Pagina:Grondwet voor het Koningrijk der Nederlanden (1840).pdf/21

Uit Wikisource
Deze pagina is gevalideerd

93. De Hoofden der Departementen van Algemeen Bestuur hebben zitting in de beide Kamers. Zij hebben alleenlijk eene raadgevende stem, ten ware zij tot leden der vergadering mogten benoemd zijn.

94. De leden der Staten-Generaal kunnen niet te gelijk zijn leden van de Rekenkamer, nochte eenigen aan den Lande comptabelen post bekleeden.

95. Leden van provinciale Staten in eene der Kamers van de Staten-Generaal zitting nemende, houden op tot de provinciale Staten te behooren.

96. Iedere Kamer in den haren, onderzoekt de geloofsbrieven der nieuw inkomende leden, en beslist de geschillen, welke dienaangaande mogten oprijzen.
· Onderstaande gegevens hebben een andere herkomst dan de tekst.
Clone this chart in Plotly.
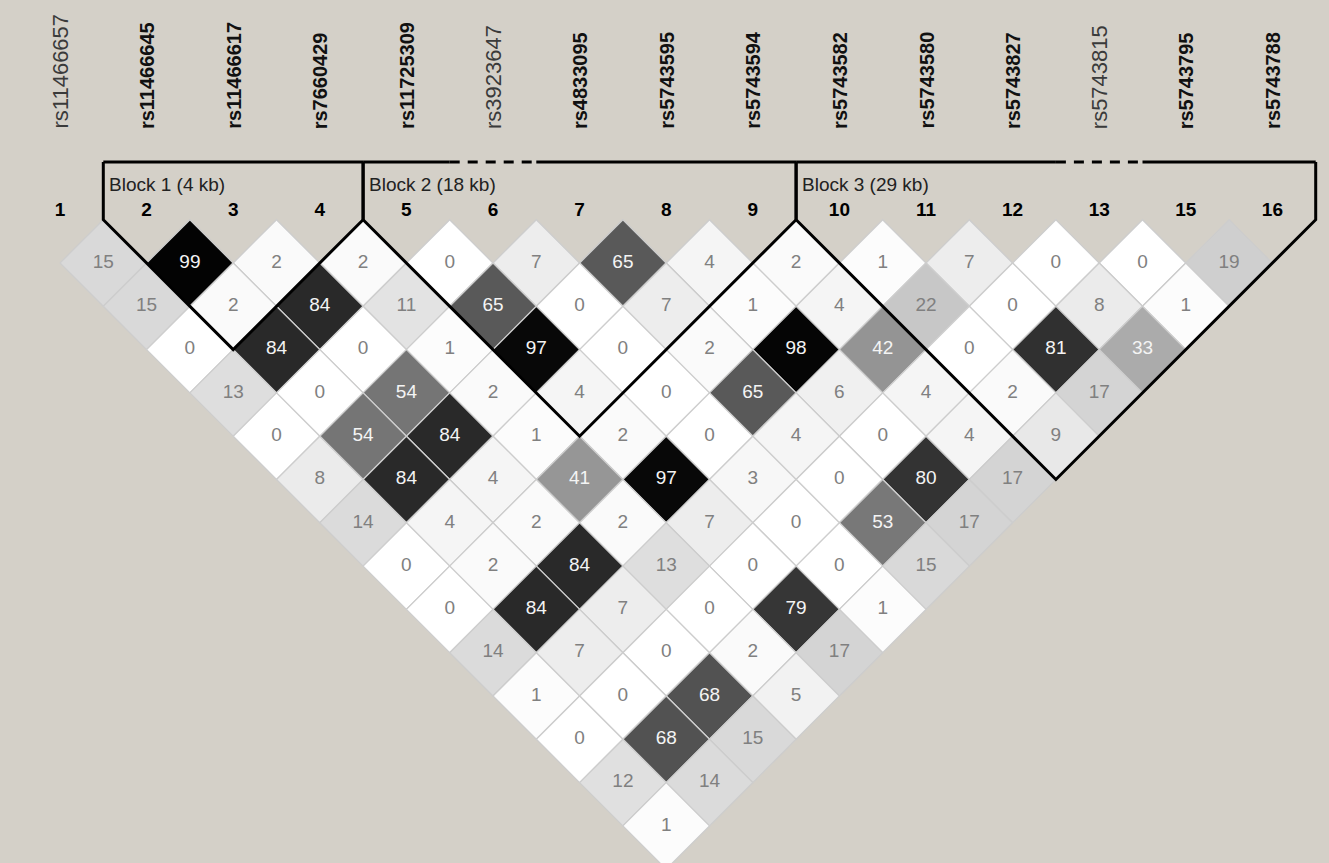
import plotly.graph_objects as go

# Markers along the region
marker_ids = ["1", "2", "3", "4", "5", "6", "7", "8", "9", "10", "11", "12", "13", "15", "16"]
marker_names = ["rs11466657", "rs11466645", "rs11466617", "rs7660429", "rs11725309",
                "rs3923647", "rs4833095", "rs5743595", "rs5743594", "rs5743582",
                "rs5743580", "rs5743827", "rs5743815", "rs5743795", "rs5743788"]
marker_bold = [False, True, True, True, True, False, True, True, True, True,
               True, True, False, True, True]

# Pairwise r^2 (x100); r2_by_gap[k][i] is the pair (i, i + k + 1)
r2_by_gap = [
    [15, 99, 2, 2, 0, 7, 65, 4, 2, 1, 7, 0, 0, 19],
    [15, 2, 84, 11, 65, 0, 7, 1, 4, 22, 0, 8, 1],
    [0, 84, 0, 1, 97, 0, 2, 98, 42, 0, 81, 33],
    [13, 0, 54, 2, 4, 0, 65, 6, 4, 2, 17],
    [0, 54, 84, 1, 2, 0, 4, 0, 4, 9],
    [8, 84, 4, 41, 97, 3, 0, 80, 17],
    [14, 4, 2, 2, 7, 0, 53, 17],
    [0, 2, 84, 13, 0, 0, 15],
    [0, 84, 7, 0, 79, 1],
    [14, 7, 0, 2, 17],
    [1, 0, 68, 5],
    [0, 68, 15],
    [12, 14],
    [1],
]

# Haplotype blocks (marker indices, inclusive)
block_labels = ["Block 1 (4 kb)", "Block 2 (18 kb)", "Block 3 (29 kb)"]
block_first = [1, 4, 9]
block_last = [3, 8, 14]
dashed_markers = [5, 12]

# Canvas geometry: one marker spacing = one axis unit
W, H = 1329, 863
X0_PX, STEP_PX, Y0_PX = 60.0, 86.6, 219.7


def ypx(px):
    return (px - Y0_PX) / STEP_PX


BG = "#d4d0c8"
FONT = "Liberation Sans, Arial, sans-serif"

fig = go.Figure()

# LD diamonds
txt_x, txt_y, txt_s, txt_c = [], [], [], []
for k, row in enumerate(r2_by_gap):
    d = k + 1
    for i, v in enumerate(row):
        j = i + d
        cx, cy = (i + j) / 2.0, d / 2.0
        g = int(round(255 * (1 - v / 100.0)))
        fig.add_trace(go.Scatter(
            x=[cx - 0.5, cx, cx + 0.5, cx, cx - 0.5],
            y=[cy, cy - 0.5, cy, cy + 0.5, cy],
            mode="lines", fill="toself",
            fillcolor=f"rgb({g},{g},{g})",
            line=dict(color="#cdcdcd", width=1.3),
            hoverinfo="skip", showlegend=False,
        ))
        txt_x.append(cx)
        txt_y.append(cy)
        txt_s.append(str(v))
        txt_c.append("#f4f4f4" if v >= 30 else "#808080")

# Block outlines
y_top = ypx(162)
for a, b in zip(block_first, block_last):
    fig.add_trace(go.Scatter(
        x=[a - 0.5, a - 0.5, (a + b) / 2.0, b + 0.5, b + 0.5],
        y=[y_top, 0, (b - a + 1) / 2.0, 0, y_top],
        mode="lines", line=dict(color="black", width=3),
        hoverinfo="skip", showlegend=False,
    ))
    # header line, dashed over markers left out of the block
    cuts = [a - 0.5]
    styles = []
    for m in range(a, b + 1):
        if m in dashed_markers:
            if cuts[-1] < m - 0.5:
                cuts.append(m - 0.5)
                styles.append("solid")
            cuts.append(m + 0.5)
            styles.append("dash")
    if cuts[-1] < b + 0.5:
        cuts.append(b + 0.5)
        styles.append("solid")
    for s, (x1, x2) in zip(styles, zip(cuts[:-1], cuts[1:])):
        fig.add_trace(go.Scatter(
            x=[x1, x2], y=[y_top, y_top], mode="lines",
            line=dict(color="black", width=3,
                      dash="10px,8px" if s == "dash" else "solid"),
            hoverinfo="skip", showlegend=False,
        ))

# Cell values
fig.add_trace(go.Scatter(
    x=txt_x, y=txt_y, text=txt_s, mode="text",
    textfont=dict(family=FONT, size=19, color=txt_c),
    hoverinfo="skip", showlegend=False,
))

# Marker numbers
fig.add_trace(go.Scatter(
    x=list(range(len(marker_ids))), y=[ypx(211)] * len(marker_ids),
    text=[f"<b>{m}</b>" for m in marker_ids], mode="text",
    textfont=dict(family=FONT, size=19, color="black"),
    hoverinfo="skip", showlegend=False,
))

annotations = []
for i, (name, bold) in enumerate(zip(marker_names, marker_bold)):
    annotations.append(dict(
        x=i, y=ypx(131), xref="x", yref="y",
        text=f"<b>{name}</b>" if bold else name,
        textangle=-90, showarrow=False,
        xanchor="center", yanchor="bottom",
        font=dict(family=FONT, size=20 if bold else 22,
                  color="#111111" if bold else "#3a3a3a"),
    ))
for label, a in zip(block_labels, block_first):
    annotations.append(dict(
        x=a - 0.5 + 0.045, y=ypx(184), xref="x", yref="y",
        text=label, showarrow=False, xanchor="left", yanchor="middle",
        font=dict(family=FONT, size=19, color="#222222"),
    ))

fig.update_layout(
    width=W, height=H,
    margin=dict(l=0, r=0, t=0, b=0),
    paper_bgcolor=BG, plot_bgcolor=BG,
    xaxis=dict(range=[-X0_PX / STEP_PX, (W - X0_PX) / STEP_PX],
               visible=False, fixedrange=True),
    yaxis=dict(range=[ypx(H), ypx(0)], visible=False, fixedrange=True),
    annotations=annotations,
    showlegend=False,
)

fig.write_html("out.html")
97. Elke Kamer benoemt haren Griffier.

98. De beide Kamers der Staten-Generaal voeren den titel van Edel Mogende Heeren.

99. De Staten-Generaal vergaderen ten minste eenmaal 's jaars.

Hunne gewone vergadering wordt geopend op den derden Maandag in October.

De Koning roept de buitengewone vergadering bijeen, zoo dikwijls Hij zulks noodig oordeelt.

100. De Staten-Generaal vergaderen zonder voorafgaande oproeping, bij overlijden des Konings. De leden die zich, op den vijftienden dag na dit overlijden, bevinden op de plaats waar de zetel van het Gouvernement gevestigd is, openen de buitengewone vergadering.

101. De vergadering der Staten-Generaal wordt in eene vereenigde zitting der beide Kamers, door den Koning, ofte wel door eene commissie van Zijnentwege geopend, en op dezelfde wijze gesloten, wanneer Hij oordeelt dat het belang van het Rijk niet vordert, de vergadering langer bijeen te houden.

De gewone jaarlijksche vergadering blijft ten minste twintig dagen bijeen.